Goal of the exercise:
Lift out all lines below that contain "drawn".

Data to process:
## start

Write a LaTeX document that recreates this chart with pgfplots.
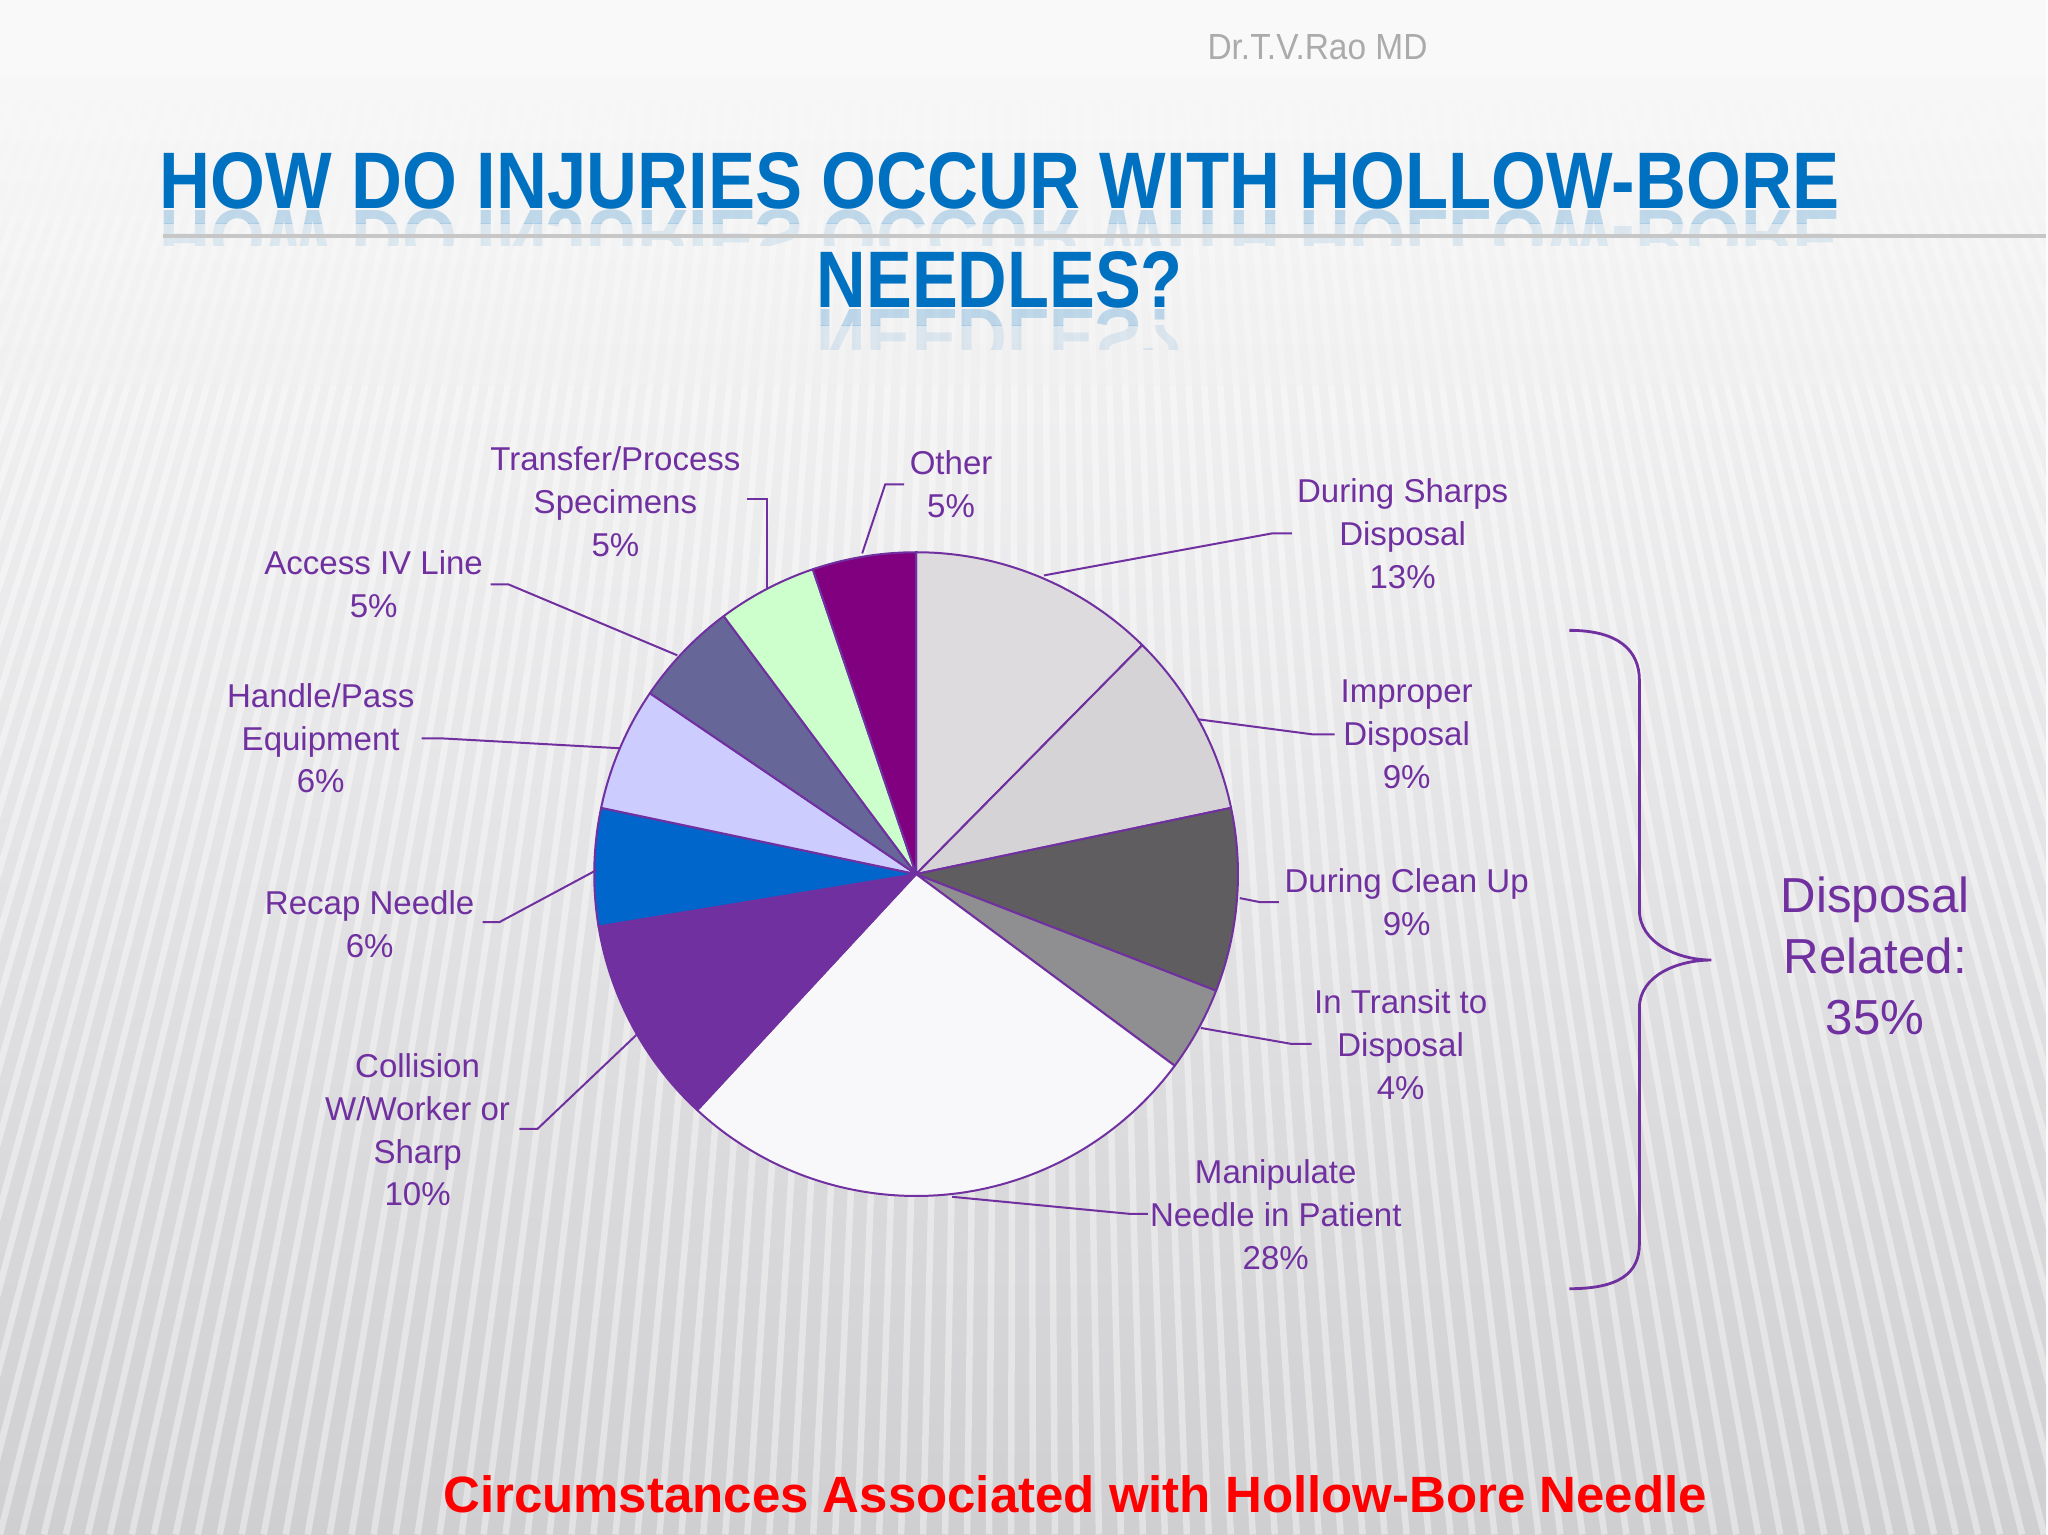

## end
## start

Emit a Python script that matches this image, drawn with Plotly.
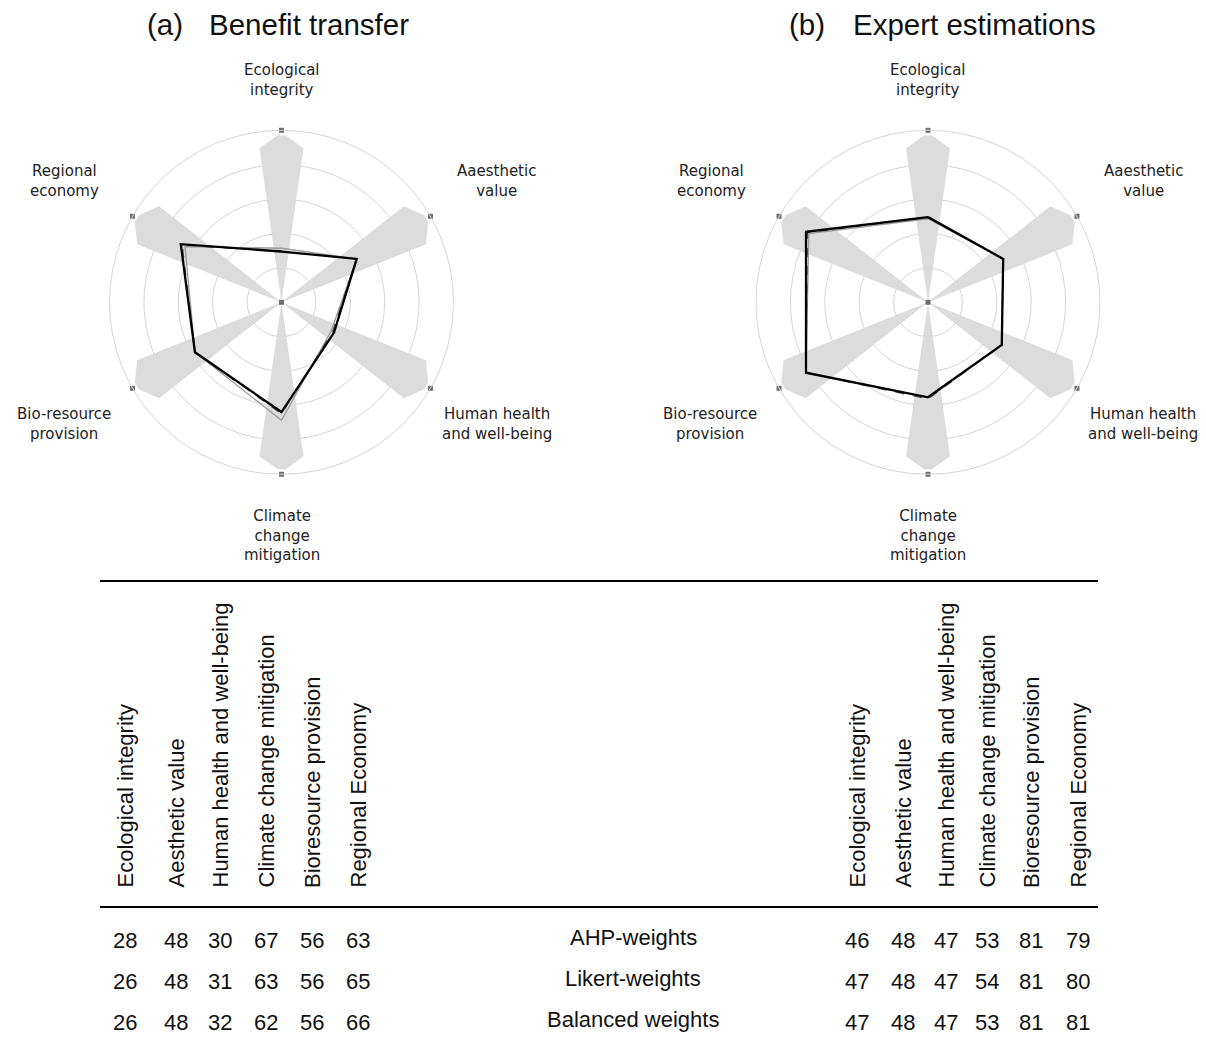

## end
## start

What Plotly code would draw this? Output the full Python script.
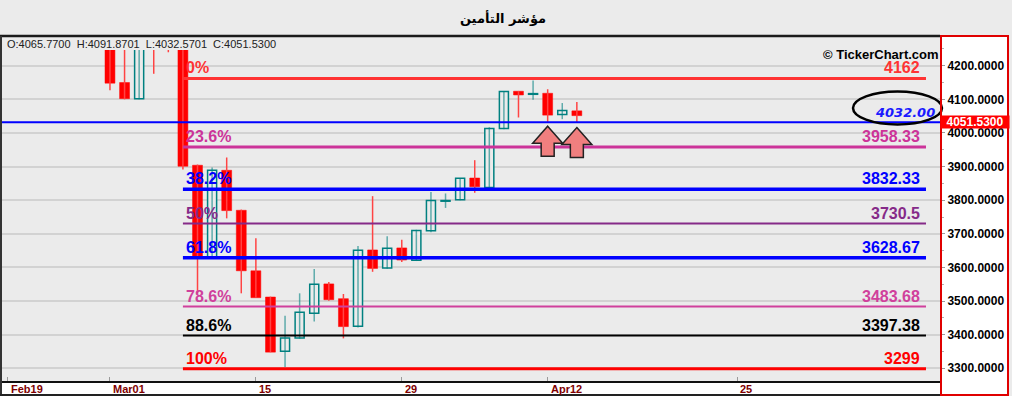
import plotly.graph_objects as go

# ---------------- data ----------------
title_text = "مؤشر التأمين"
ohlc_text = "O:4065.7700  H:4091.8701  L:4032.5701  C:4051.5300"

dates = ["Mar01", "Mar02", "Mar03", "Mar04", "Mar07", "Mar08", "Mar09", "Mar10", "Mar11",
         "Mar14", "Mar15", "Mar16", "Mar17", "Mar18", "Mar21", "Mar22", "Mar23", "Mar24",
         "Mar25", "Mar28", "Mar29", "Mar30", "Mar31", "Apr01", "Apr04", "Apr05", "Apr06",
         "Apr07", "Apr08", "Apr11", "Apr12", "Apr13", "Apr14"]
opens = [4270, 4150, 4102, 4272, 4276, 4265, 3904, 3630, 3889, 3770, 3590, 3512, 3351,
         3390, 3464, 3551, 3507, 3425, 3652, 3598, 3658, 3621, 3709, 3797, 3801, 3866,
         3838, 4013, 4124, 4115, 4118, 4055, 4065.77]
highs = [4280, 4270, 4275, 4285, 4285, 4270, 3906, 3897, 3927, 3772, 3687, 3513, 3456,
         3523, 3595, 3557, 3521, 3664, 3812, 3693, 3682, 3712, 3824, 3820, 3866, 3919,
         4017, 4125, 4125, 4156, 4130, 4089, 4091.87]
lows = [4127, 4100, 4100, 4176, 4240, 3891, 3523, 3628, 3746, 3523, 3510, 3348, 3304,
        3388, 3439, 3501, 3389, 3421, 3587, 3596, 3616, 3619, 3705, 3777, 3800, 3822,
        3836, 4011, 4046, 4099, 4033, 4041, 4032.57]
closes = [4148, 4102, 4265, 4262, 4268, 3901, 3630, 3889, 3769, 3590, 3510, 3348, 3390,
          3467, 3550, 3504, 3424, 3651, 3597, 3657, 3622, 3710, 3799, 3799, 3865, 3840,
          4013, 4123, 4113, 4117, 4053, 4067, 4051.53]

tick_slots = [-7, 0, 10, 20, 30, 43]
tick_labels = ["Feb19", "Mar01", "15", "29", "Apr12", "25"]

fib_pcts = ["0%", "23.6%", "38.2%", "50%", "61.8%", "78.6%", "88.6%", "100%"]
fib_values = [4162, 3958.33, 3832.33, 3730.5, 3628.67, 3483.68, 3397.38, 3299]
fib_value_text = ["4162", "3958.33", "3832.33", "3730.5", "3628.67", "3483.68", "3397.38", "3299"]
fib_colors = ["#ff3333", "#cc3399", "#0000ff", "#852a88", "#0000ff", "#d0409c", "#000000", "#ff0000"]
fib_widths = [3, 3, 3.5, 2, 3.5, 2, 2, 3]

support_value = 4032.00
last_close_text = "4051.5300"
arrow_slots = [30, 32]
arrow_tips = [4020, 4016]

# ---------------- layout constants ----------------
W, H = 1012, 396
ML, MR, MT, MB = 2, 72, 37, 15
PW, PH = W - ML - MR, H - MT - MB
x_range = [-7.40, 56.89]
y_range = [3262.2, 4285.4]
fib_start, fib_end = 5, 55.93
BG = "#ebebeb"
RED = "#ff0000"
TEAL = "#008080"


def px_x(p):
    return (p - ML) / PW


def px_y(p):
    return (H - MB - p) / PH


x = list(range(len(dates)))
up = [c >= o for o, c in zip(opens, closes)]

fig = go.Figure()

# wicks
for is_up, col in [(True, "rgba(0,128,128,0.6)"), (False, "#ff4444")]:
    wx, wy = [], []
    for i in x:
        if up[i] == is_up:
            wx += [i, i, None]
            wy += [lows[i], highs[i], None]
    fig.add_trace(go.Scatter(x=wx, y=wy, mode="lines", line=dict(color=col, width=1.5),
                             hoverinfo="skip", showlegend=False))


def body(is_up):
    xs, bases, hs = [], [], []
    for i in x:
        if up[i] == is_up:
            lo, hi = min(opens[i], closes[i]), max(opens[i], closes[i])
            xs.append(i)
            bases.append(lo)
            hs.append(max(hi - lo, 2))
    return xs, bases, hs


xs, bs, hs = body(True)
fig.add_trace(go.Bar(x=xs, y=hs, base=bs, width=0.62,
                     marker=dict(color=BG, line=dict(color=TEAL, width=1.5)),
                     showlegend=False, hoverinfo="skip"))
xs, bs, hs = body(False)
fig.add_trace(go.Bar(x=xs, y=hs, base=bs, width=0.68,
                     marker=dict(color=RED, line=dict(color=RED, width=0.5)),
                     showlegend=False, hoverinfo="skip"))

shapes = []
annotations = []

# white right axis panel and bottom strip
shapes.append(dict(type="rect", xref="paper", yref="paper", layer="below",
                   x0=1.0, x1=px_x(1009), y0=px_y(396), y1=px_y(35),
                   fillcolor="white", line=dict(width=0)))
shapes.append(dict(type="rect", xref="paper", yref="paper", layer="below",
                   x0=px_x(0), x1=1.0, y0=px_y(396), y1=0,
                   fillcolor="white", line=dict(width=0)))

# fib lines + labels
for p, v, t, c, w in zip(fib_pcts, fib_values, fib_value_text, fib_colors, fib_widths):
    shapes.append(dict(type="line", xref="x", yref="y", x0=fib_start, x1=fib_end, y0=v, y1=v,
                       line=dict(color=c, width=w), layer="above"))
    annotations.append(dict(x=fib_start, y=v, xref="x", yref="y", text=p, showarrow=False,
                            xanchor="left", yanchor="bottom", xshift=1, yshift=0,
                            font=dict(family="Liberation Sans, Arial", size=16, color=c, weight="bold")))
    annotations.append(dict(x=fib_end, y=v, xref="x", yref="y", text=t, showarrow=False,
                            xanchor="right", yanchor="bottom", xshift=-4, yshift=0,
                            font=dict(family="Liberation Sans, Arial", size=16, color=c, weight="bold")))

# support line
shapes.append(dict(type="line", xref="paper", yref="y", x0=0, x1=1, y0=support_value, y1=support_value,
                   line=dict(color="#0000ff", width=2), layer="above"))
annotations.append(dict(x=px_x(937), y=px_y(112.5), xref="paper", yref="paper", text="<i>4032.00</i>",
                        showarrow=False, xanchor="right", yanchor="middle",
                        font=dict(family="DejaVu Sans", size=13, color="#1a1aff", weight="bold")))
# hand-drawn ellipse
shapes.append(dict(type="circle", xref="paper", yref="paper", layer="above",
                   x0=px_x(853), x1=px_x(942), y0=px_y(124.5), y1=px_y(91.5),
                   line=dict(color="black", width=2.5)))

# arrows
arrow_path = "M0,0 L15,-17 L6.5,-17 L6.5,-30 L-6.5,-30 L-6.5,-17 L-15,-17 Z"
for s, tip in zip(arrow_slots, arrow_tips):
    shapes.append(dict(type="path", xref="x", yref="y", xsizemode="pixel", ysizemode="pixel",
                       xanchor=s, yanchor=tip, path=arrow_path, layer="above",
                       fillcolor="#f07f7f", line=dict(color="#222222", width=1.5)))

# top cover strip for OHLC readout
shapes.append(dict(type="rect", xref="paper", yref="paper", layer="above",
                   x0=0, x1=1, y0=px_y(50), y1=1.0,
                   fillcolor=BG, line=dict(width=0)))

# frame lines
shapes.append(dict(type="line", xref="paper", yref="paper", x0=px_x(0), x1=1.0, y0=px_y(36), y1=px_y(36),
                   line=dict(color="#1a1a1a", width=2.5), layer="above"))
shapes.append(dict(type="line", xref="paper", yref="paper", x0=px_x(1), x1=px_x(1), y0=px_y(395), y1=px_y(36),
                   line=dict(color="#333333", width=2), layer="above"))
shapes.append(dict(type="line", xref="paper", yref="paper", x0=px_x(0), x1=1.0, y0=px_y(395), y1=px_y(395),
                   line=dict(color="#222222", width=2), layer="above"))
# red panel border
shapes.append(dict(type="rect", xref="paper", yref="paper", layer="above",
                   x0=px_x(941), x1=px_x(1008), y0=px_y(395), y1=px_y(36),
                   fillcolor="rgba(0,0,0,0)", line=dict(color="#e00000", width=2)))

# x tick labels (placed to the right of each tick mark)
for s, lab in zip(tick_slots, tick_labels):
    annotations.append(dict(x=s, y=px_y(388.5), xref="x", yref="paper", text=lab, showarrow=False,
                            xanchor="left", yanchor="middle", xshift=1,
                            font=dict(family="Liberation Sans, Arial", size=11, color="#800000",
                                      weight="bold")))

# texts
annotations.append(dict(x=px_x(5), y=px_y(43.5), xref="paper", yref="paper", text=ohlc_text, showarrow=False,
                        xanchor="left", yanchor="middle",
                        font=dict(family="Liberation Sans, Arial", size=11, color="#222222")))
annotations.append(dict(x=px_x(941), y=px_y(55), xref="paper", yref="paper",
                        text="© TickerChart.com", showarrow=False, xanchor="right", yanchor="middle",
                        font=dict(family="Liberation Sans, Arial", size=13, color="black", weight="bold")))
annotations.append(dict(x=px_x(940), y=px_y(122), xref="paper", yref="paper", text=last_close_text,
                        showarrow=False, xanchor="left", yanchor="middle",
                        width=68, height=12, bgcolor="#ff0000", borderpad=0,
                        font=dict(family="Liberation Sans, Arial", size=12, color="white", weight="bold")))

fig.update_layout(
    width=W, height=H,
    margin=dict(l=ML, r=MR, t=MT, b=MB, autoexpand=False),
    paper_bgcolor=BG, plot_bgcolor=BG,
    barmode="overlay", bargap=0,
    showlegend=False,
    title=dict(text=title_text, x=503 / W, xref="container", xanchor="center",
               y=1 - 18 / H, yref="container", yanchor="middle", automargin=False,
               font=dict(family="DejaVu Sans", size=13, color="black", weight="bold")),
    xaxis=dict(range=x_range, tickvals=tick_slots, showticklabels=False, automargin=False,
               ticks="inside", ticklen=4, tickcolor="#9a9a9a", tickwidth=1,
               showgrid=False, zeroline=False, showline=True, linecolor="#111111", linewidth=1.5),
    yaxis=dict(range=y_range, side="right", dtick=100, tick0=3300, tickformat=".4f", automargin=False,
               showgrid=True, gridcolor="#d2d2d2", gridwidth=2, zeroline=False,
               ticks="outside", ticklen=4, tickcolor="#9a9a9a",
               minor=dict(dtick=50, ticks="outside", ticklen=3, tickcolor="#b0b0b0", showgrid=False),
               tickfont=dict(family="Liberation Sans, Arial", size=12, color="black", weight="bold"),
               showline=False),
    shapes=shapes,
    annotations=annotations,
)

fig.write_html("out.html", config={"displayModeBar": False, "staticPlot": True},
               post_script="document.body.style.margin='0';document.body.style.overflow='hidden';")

## end

Output of the task:
Emit a Python script that matches this image, drawn with Plotly.
# hand-drawn ellipse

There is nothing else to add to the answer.